When Elena Santiz-Collazo arrived at the Spectrum Health Ludington Hospital Family Birthing Center for the birth of her son, she was surprised to find a nurse who spoke the same indigenous Mayan language she spoke.
She soon learned she and her nurse hailed from the same small village in southern Mexico, more than 2,600 miles away.
Michele Schoon, RN, spent the first 13 years of her life in San Cristobal, Mexico, where her parents worked as missionaries.
Located near the Guatemalan border in the Central Highlands, it was there where she learned to speak the Mayan dialect of Tzotzil. The language is spoken exclusively by the indigenous Tzotzil Maya people in the Mexican state of Chiapas.

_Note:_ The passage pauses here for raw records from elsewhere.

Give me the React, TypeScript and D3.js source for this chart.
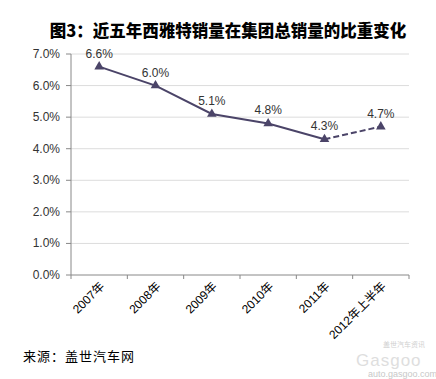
import React from "react";
import * as d3 from "d3";

const categories = ["2007年", "2008年", "2009年", "2010年", "2011年", "2012年上半年"];
const values = [6.6, 6.0, 5.1, 4.8, 4.3, 4.7];
const valueLabels = ["6.6%", "6.0%", "5.1%", "4.8%", "4.3%", "4.7%"];
const yTicks = [0, 1, 2, 3, 4, 5, 6, 7];
const title = "图3：近五年西雅特销量在集团总销量的比重变化";
const source = "来源：盖世汽车网";

const W = 436;
const H = 379;
const left = 71;
const right = 409;
const top = 54;
const bottom = 275;
const lineColor = "#4b4468";
const font = "Arial, 'Liberation Sans', 'Noto Sans CJK SC', sans-serif";

export default function App() {
  const x = d3.scaleBand<string>().domain(categories).range([left, right]);
  const y = d3.scaleLinear().domain([0, 7]).range([bottom, top]);
  const cx = (c: string) => (x(c) as number) + x.bandwidth() / 2;
  const pts = categories.map((c, i) => [cx(c), y(values[i])] as [number, number]);
  const line = d3.line();
  const solid = line(pts.slice(0, 5)) as string;
  const dashed = line(pts.slice(4)) as string;
  const tri = d3.symbol().type(d3.symbolTriangle).size(40)() as string;
  const boundaries = [left, ...categories.map((c) => (x(c) as number) + x.bandwidth())];

  return (
    <svg width={W} height={H} style={{ position: "absolute", left: 0, top: 0, background: "#fff" }}>
      <text
        x={228}
        y={37}
        textAnchor="middle"
        fontSize={16.5}
        fontWeight={900}
        fontFamily="'Noto Sans CJK SC', sans-serif"
        fill="#000"
      >
        {title}
      </text>
      {yTicks.map((t) => (
        <g key={t}>
          {t > 0 && (
            <line x1={left} x2={right} y1={y(t)} y2={y(t)} stroke="#dcdcdc" strokeWidth={1} />
          )}
          <line x1={left - 5} x2={left} y1={y(t)} y2={y(t)} stroke="#888" strokeWidth={1} />
          <text
            x={60}
            y={y(t) + 4}
            textAnchor="end"
            fontSize={12}
            fontFamily={font}
            fill="#333"
          >
            {t.toFixed(1) + "%"}
          </text>
        </g>
      ))}
      <line x1={left} x2={left} y1={top} y2={bottom} stroke="#888" strokeWidth={1} />
      <line x1={left} x2={right} y1={bottom} y2={bottom} stroke="#888" strokeWidth={1} />
      {boundaries.map((b, i) => (
        <line key={i} x1={b} x2={b} y1={bottom} y2={bottom + 4} stroke="#888" strokeWidth={1} />
      ))}
      {categories.map((c) => (
        <text
          key={c}
          transform={`translate(${cx(c) + 6},${bottom + 12}) rotate(-45)`}
          textAnchor="end"
          fontSize={12}
          fontFamily={font}
          fill="#000"
        >
          {c}
        </text>
      ))}
      <path d={solid} fill="none" stroke={lineColor} strokeWidth={2} />
      <path d={dashed} fill="none" stroke={lineColor} strokeWidth={2} strokeDasharray="6,3" />
      {pts.map((p, i) => (
        <g key={i}>
          <path d={tri} transform={`translate(${p[0]},${p[1]})`} fill={lineColor} />
          <text
            x={p[0]}
            y={p[1] - 9}
            textAnchor="middle"
            fontSize={12}
            fontFamily={font}
            fill="#333"
          >
            {valueLabels[i]}
          </text>
        </g>
      ))}
      <text
        x={23}
        y={361}
        fontSize={13}
        letterSpacing={1}
        fontFamily="'Noto Sans CJK SC', serif"
        fill="#000"
      >
        {source}
      </text>
      <text x={383} y={347} fontSize={7} fontFamily={font} fill="#d0d0d0">
        盖世汽车资讯
      </text>
      <text x={356} y={366} fontSize={17} fontFamily={font} fill="#dedede" letterSpacing={1}>
        Gasgoo
      </text>
      <text x={368} y={377} fontSize={9} fontFamily={font} fill="#c8c8c8">
        auto.gasgoo.com
      </text>
    </svg>
  );
}
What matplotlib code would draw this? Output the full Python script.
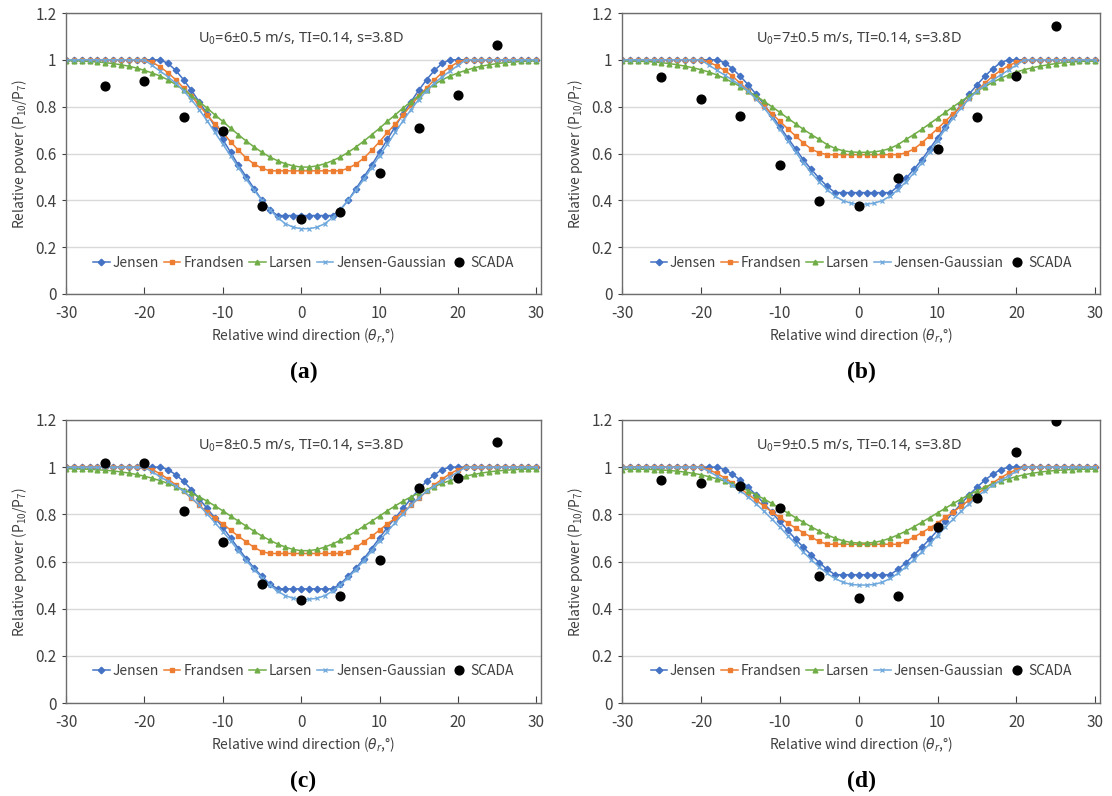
import matplotlib
matplotlib.use('Agg')
import matplotlib.pyplot as plt
from matplotlib.ticker import FormatStrFormatter

plt.rcParams['font.family'] = ['Noto Sans CJK KR', 'DejaVu Sans']
plt.rcParams['mathtext.fontset'] = 'custom'
plt.rcParams['mathtext.rm'] = 'Noto Sans CJK KR'
plt.rcParams['mathtext.it'] = 'DejaVu Sans:italic'
plt.rcParams['axes.unicode_minus'] = False

# relative wind direction (deg), one model point per degree
theta = list(range(-30, 31))
scada_theta = [-25, -20, -15, -10, -5, 0, 5, 10, 15, 20, 25]

# (a) U0 = 6 m/s
jensen_a = [1, 1, 1, 1, 1, 1, 1, 1, 1, 1, 1, 1, 1,
            0.985, 0.955, 0.915, 0.87, 0.82, 0.77, 0.715, 0.66, 0.605, 0.55, 0.50, 0.45, 0.40, 0.36,
            0.335, 0.335, 0.335, 0.335, 0.335, 0.335, 0.335, 0.335,
            0.36, 0.40, 0.45, 0.50, 0.55, 0.605, 0.66, 0.715, 0.77, 0.82, 0.87, 0.915, 0.955, 0.985,
            1, 1, 1, 1, 1, 1, 1, 1, 1, 1, 1, 1]
frandsen_a = [1, 1, 1, 1, 1, 1, 1, 1, 1, 1, 1,
              0.99, 0.97, 0.945, 0.915, 0.88, 0.845, 0.805, 0.765, 0.725, 0.69, 0.65, 0.614, 0.58, 0.555, 0.537,
              0.526, 0.526, 0.526, 0.526, 0.526, 0.526, 0.526, 0.526, 0.526, 0.526,
              0.537, 0.555, 0.58, 0.614, 0.65, 0.69, 0.725, 0.765, 0.805, 0.845, 0.88, 0.915, 0.945, 0.97, 0.99,
              1, 1, 1, 1, 1, 1, 1, 1, 1, 1]
larsen_a = [0.997, 0.996, 0.995, 0.993, 0.991, 0.988, 0.984, 0.979, 0.973, 0.965, 0.955, 0.944, 0.931,
            0.915, 0.895, 0.872, 0.847, 0.821, 0.794, 0.765, 0.737, 0.708, 0.68, 0.653, 0.628, 0.605,
            0.585, 0.569, 0.556, 0.547, 0.542,
            0.542, 0.547, 0.556, 0.569, 0.585, 0.605, 0.628, 0.653, 0.68, 0.708, 0.737, 0.765, 0.794,
            0.821, 0.847, 0.872, 0.895, 0.915, 0.931, 0.944, 0.955, 0.965, 0.973, 0.979, 0.984, 0.988,
            0.991, 0.993, 0.995, 0.996]
jgauss_a = [1, 1, 1, 1, 1, 1, 1, 1, 1, 1, 1,
            0.976, 0.952, 0.928, 0.9, 0.868, 0.83, 0.787, 0.74, 0.69, 0.64, 0.59, 0.54, 0.49, 0.443,
            0.4, 0.36, 0.326, 0.3, 0.285, 0.279,
            0.279, 0.285, 0.3, 0.326, 0.36, 0.4, 0.443, 0.49, 0.54, 0.59, 0.64, 0.69, 0.74, 0.787,
            0.83, 0.868, 0.9, 0.928, 0.952, 0.976,
            1, 1, 1, 1, 1, 1, 1, 1, 1, 1]
scada_a = [0.887, 0.908, 0.758, 0.695, 0.376, 0.322, 0.350, 0.517, 0.709, 0.849, 1.063]

# (b) U0 = 7 m/s
jensen_b = [1, 1, 1, 1, 1, 1, 1, 1, 1, 1, 1, 1, 1,
            0.988, 0.962, 0.93, 0.893, 0.853, 0.81, 0.763, 0.715, 0.667, 0.62, 0.573, 0.532, 0.494, 0.46,
            0.433, 0.433, 0.433, 0.433, 0.433, 0.433, 0.433, 0.433,
            0.46, 0.494, 0.532, 0.573, 0.62, 0.667, 0.715, 0.763, 0.81, 0.853, 0.893, 0.93, 0.962, 0.988,
            1, 1, 1, 1, 1, 1, 1, 1, 1, 1, 1, 1]
frandsen_b = [1, 1, 1, 1, 1, 1, 1, 1, 1, 1, 1,
              0.99, 0.975, 0.955, 0.93, 0.9, 0.868, 0.835, 0.802, 0.77, 0.738, 0.706, 0.675, 0.645, 0.619, 0.603,
              0.595, 0.595, 0.595, 0.595, 0.595, 0.595, 0.595, 0.595, 0.595, 0.595,
              0.603, 0.619, 0.645, 0.675, 0.706, 0.738, 0.77, 0.802, 0.835, 0.868, 0.9, 0.93, 0.955, 0.975, 0.99,
              1, 1, 1, 1, 1, 1, 1, 1, 1, 1]
larsen_b = [0.995, 0.995, 0.994, 0.993, 0.991, 0.988, 0.984, 0.979, 0.973, 0.966, 0.958, 0.948, 0.936,
            0.921, 0.904, 0.886, 0.866, 0.845, 0.823, 0.8, 0.776, 0.751, 0.727, 0.703, 0.681, 0.66,
            0.638, 0.622, 0.612, 0.607, 0.605,
            0.605, 0.607, 0.612, 0.622, 0.638, 0.66, 0.681, 0.703, 0.727, 0.751, 0.776, 0.8, 0.823,
            0.845, 0.866, 0.886, 0.904, 0.921, 0.936, 0.948, 0.958, 0.966, 0.973, 0.979, 0.984, 0.988,
            0.991, 0.993, 0.994, 0.995]
jgauss_b = [1, 1, 1, 1, 1, 1, 1, 1, 1, 1, 1,
            0.978, 0.956, 0.935, 0.914, 0.892, 0.866, 0.833, 0.795, 0.752, 0.705, 0.655, 0.607, 0.56, 0.517,
            0.479, 0.446, 0.418, 0.399, 0.388, 0.384,
            0.384, 0.388, 0.399, 0.418, 0.446, 0.479, 0.517, 0.56, 0.607, 0.655, 0.705, 0.752, 0.795,
            0.833, 0.866, 0.892, 0.914, 0.935, 0.956, 0.978,
            1, 1, 1, 1, 1, 1, 1, 1, 1, 1]
scada_b = [0.928, 0.834, 0.762, 0.549, 0.398, 0.377, 0.494, 0.62, 0.755, 0.929, 1.144]

# (c) U0 = 8 m/s
jensen_c = [1, 1, 1, 1, 1, 1, 1, 1, 1, 1, 1, 1, 1,
            0.99, 0.968, 0.94, 0.905, 0.866, 0.825, 0.785, 0.745, 0.70, 0.655, 0.612, 0.572, 0.537, 0.505,
            0.484, 0.484, 0.484, 0.484, 0.484, 0.484, 0.484, 0.484,
            0.505, 0.537, 0.572, 0.612, 0.655, 0.70, 0.745, 0.785, 0.825, 0.866, 0.905, 0.94, 0.968, 0.99,
            1, 1, 1, 1, 1, 1, 1, 1, 1, 1, 1, 1]
frandsen_c = [1, 1, 1, 1, 1, 1, 1, 1, 1, 1, 1,
              0.99, 0.972, 0.95, 0.925, 0.897, 0.868, 0.838, 0.808, 0.783, 0.76, 0.733, 0.707, 0.683, 0.66, 0.642,
              0.634, 0.634, 0.634, 0.634, 0.634, 0.634, 0.634, 0.634, 0.634, 0.634,
              0.642, 0.66, 0.683, 0.707, 0.733, 0.76, 0.783, 0.808, 0.838, 0.868, 0.897, 0.925, 0.95, 0.972, 0.99,
              1, 1, 1, 1, 1, 1, 1, 1, 1, 1]
larsen_c = [0.993, 0.993, 0.992, 0.991, 0.989, 0.987, 0.984, 0.98, 0.975, 0.969, 0.962, 0.953, 0.943,
            0.931, 0.918, 0.905, 0.89, 0.874, 0.856, 0.836, 0.815, 0.793, 0.771, 0.75, 0.728, 0.708,
            0.69, 0.674, 0.661, 0.651, 0.646,
            0.646, 0.651, 0.661, 0.674, 0.69, 0.708, 0.728, 0.75, 0.771, 0.793, 0.815, 0.836, 0.856,
            0.874, 0.89, 0.905, 0.918, 0.931, 0.943, 0.953, 0.962, 0.969, 0.975, 0.98, 0.984, 0.987,
            0.989, 0.991, 0.992, 0.993]
jgauss_c = [1, 1, 1, 1, 1, 1, 1, 1, 1, 1, 1,
            0.98, 0.96, 0.94, 0.92, 0.898, 0.87, 0.838, 0.802, 0.765, 0.727, 0.688, 0.645, 0.604, 0.566,
            0.531, 0.5, 0.474, 0.455, 0.444, 0.44,
            0.44, 0.444, 0.455, 0.474, 0.5, 0.531, 0.566, 0.604, 0.645, 0.688, 0.727, 0.765, 0.802,
            0.838, 0.87, 0.898, 0.92, 0.94, 0.96, 0.98,
            1, 1, 1, 1, 1, 1, 1, 1, 1, 1]
scada_c = [1.016, 1.019, 0.815, 0.682, 0.504, 0.435, 0.455, 0.607, 0.911, 0.956, 1.108]

# (d) U0 = 9 m/s
jensen_d = [1, 1, 1, 1, 1, 1, 1, 1, 1, 1, 1, 1, 1,
            0.99, 0.97, 0.945, 0.915, 0.882, 0.846, 0.808, 0.77, 0.732, 0.695, 0.66, 0.627, 0.595, 0.567,
            0.544, 0.544, 0.544, 0.544, 0.544, 0.544, 0.544, 0.544,
            0.567, 0.595, 0.627, 0.66, 0.695, 0.732, 0.77, 0.808, 0.846, 0.882, 0.915, 0.945, 0.97, 0.99,
            1, 1, 1, 1, 1, 1, 1, 1, 1, 1, 1, 1]
frandsen_d = [1, 1, 1, 1, 1, 1, 1, 1, 1, 1, 1,
              0.99, 0.974, 0.955, 0.933, 0.91, 0.885, 0.86, 0.835, 0.81, 0.787, 0.763, 0.742, 0.722, 0.703, 0.685,
              0.673, 0.673, 0.673, 0.673, 0.673, 0.673, 0.673, 0.673, 0.673, 0.673,
              0.685, 0.703, 0.722, 0.742, 0.763, 0.787, 0.81, 0.835, 0.86, 0.885, 0.91, 0.933, 0.955, 0.974, 0.99,
              1, 1, 1, 1, 1, 1, 1, 1, 1, 1]
larsen_d = [0.99, 0.991, 0.991, 0.991, 0.99, 0.988, 0.986, 0.983, 0.979, 0.974, 0.968, 0.96, 0.951,
            0.941, 0.929, 0.915, 0.9, 0.883, 0.865, 0.846, 0.826, 0.806, 0.786, 0.766, 0.747, 0.729,
            0.713, 0.699, 0.688, 0.681, 0.678,
            0.678, 0.681, 0.688, 0.699, 0.713, 0.729, 0.747, 0.766, 0.786, 0.806, 0.826, 0.846, 0.865,
            0.883, 0.9, 0.915, 0.929, 0.941, 0.951, 0.96, 0.968, 0.974, 0.979, 0.983, 0.986, 0.988,
            0.99, 0.991, 0.991, 0.992]
jgauss_d = [1, 1, 1, 1, 1, 1, 1, 1, 1, 1, 1,
            0.982, 0.963, 0.944, 0.923, 0.9, 0.874, 0.845, 0.813, 0.78, 0.746, 0.71, 0.675, 0.64, 0.607,
            0.577, 0.55, 0.528, 0.512, 0.503, 0.5,
            0.5, 0.503, 0.512, 0.528, 0.55, 0.577, 0.607, 0.64, 0.675, 0.71, 0.746, 0.78, 0.813,
            0.845, 0.874, 0.9, 0.923, 0.944, 0.963, 0.982,
            1, 1, 1, 1, 1, 1, 1, 1, 1, 1]
scada_d = [0.945, 0.931, 0.92, 0.825, 0.538, 0.446, 0.453, 0.747, 0.87, 1.063, 1.197]

speeds = ['6', '7', '8', '9']
captions = ['a', 'b', 'c', 'd']
jensen = [jensen_a, jensen_b, jensen_c, jensen_d]
frandsen = [frandsen_a, frandsen_b, frandsen_c, frandsen_d]
larsen = [larsen_a, larsen_b, larsen_c, larsen_d]
jgauss = [jgauss_a, jgauss_b, jgauss_c, jgauss_d]
scada = [scada_a, scada_b, scada_c, scada_d]

W, H = 1112, 796
fig = plt.figure(figsize=(W / 100, H / 100), dpi=100)

# axes boxes in pixels: left, top, right, bottom
boxes = [(66, 13, 541, 294), (622, 13, 1100, 294),
         (66, 420, 541, 703), (622, 420, 1100, 703)]

txt = '#404040'
for i, (l, t, r, b) in enumerate(boxes):
    ax = fig.add_axes([l / W, 1 - b / H, (r - l) / W, (b - t) / H])
    ax.plot(theta, jensen[i], '-D', color='#4472C4', lw=1.1, ms=3.3, label='Jensen')
    ax.plot(theta, frandsen[i], '-s', color='#ED7D31', lw=1.1, ms=3.0, label='Frandsen')
    ax.plot(theta, larsen[i], '-^', color='#70AD47', lw=1.1, ms=3.4, label='Larsen')
    ax.plot(theta, jgauss[i], '-x', color='#6FA8DC', lw=1.1, ms=3.4, mew=0.9, label='Jensen-Gaussian')
    ax.plot(scada_theta, scada[i], 'o', color='black', ms=6.3, label='SCADA', zorder=5)

    ax.set_xlim(-30, 30.6)
    ax.set_ylim(0, 1.2)
    ax.set_xticks([-30, -20, -10, 0, 10, 20, 30])
    ax.set_yticks([0, 0.2, 0.4, 0.6, 0.8, 1.0, 1.2])
    ax.yaxis.set_major_formatter(FormatStrFormatter('%g'))
    ax.grid(axis='y', color='#D9D9D9', lw=1)
    ax.set_axisbelow(True)
    for s in ax.spines.values():
        s.set_color('#6d6d6d')
        s.set_linewidth(1)
    ax.tick_params(axis='x', direction='in', length=5, pad=8, labelsize=11, colors=txt)
    ax.tick_params(axis='y', direction='out', length=3, pad=4, labelsize=11, colors=txt)

    ax.set_xlabel(r'Relative wind direction ($\theta_r$,°)', fontsize=10, color=txt)
    ax.xaxis.set_label_coords(0.5, -0.115)
    ax.set_ylabel(r'Relative power (P$_{\mathrm{10}}$/P$_{\mathrm{7}}$)', fontsize=10, color=txt)
    ax.yaxis.set_label_coords(-0.078, 0.5)

    ax.text(0.0, 1.09, 'U$_{\\mathrm{0}}$=' + speeds[i] + '±0.5 m/s, TI=0.14, s=3.8D',
            ha='center', va='center', fontsize=10.5, color=txt,
            family=['Noto Sans', 'DejaVu Sans'])

    ax.legend(loc='center', bbox_to_anchor=(0.5, 0.112), ncol=5, frameon=False,
              fontsize=10, handlelength=1.2, handletextpad=0.2, columnspacing=0.35,
              labelcolor=txt)

    fig.text((l + r) / 2 / W, 1 - (b + 78) / H, '(' + captions[i] + ')',
             ha='center', va='center', fontsize=17, fontweight='bold',
             family='Liberation Serif')

fig.savefig('out.png', dpi=100, facecolor='white')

“In all my years of nursing, I’ve never encountered a patient who speaks this language,” Schoon said. “That’s how rare it is.”
A vernacular bond
While prepping for a C-section, Santiz-Collazo and Schoon started to make small talk. Speaking in Spanish, a common second language for Tzotzil Maya people, Schoon asked her where she originally lived.
“She told me it was a small village in southern Mexico that I probably had never heard of,” Schoon said. “She was very surprised that I grew up in the same village.”
The surprise quickly turned to shock when Santiz-Collazo, who now lives in Ludington, learned Schoon also speaks Tzotzil.
“Her eyes got as big as saucers and she said, ‘That’s not possible.’”
She then asked Schoon to prove it, so the nurse obliged and said good morning to her in Tzotzil.
“We both started laughing and that’s when the doctor came in,” Schoon recalled.
“The patient looked at her husband and said, ‘She does! She does!’” said Margaret Gustafson, MD, from Spectrum Health Ludington Hospital Obstetrics and Gynecology. “You should’ve seen her face. She was just so delighted.”
Speaking through an interpreter, Santiz-Collazo told Health Beat, “I didn’t believe her at first. Spanish, yes, but not Tzotzil. I told her, ‘You have blue eyes and blonde hair; you’re not supposed to speak that language.’”
‘All my nerves went away’
Schoon is often used as the primary obstetrics nurse for Spanish-speaking patients due to her fluency with the language.
“It made me happy to have someone in surgery with me who I could understand,” Santiz-Collazo said. “While in pre-op holding, I was cold, shivering and nervous. When I met Michele and we started talking about where we were from and the Mayan language, all the nerves went away.”
The couple’s son, Jonathan, arrived June 3 at 8:18 a.m., weighing 7 pounds, 8 ounces, and measuring 20 inches long. Santiz-Collazo was excited to introduce their healthy baby boy to friends and family, but almost felt as excited for them to meet her nurse.
“They were introducing me to all of their relatives,” Schoon said. “We’ve made a great connection. It makes it really special when you have that kind of a connection with a patient.”
Dr. Gustafson, who has been practicing medicine in Ludington for 31 years, said it may be one of her most memorable births.
“She was a fun patient to take care of,” Dr. Gustafson said with a smile. “She and Michele were able to form a special bond. Medically, it was a routine C-section. Socially, though, this ranks right up there among the most delightful things I’ve been part of during my career.”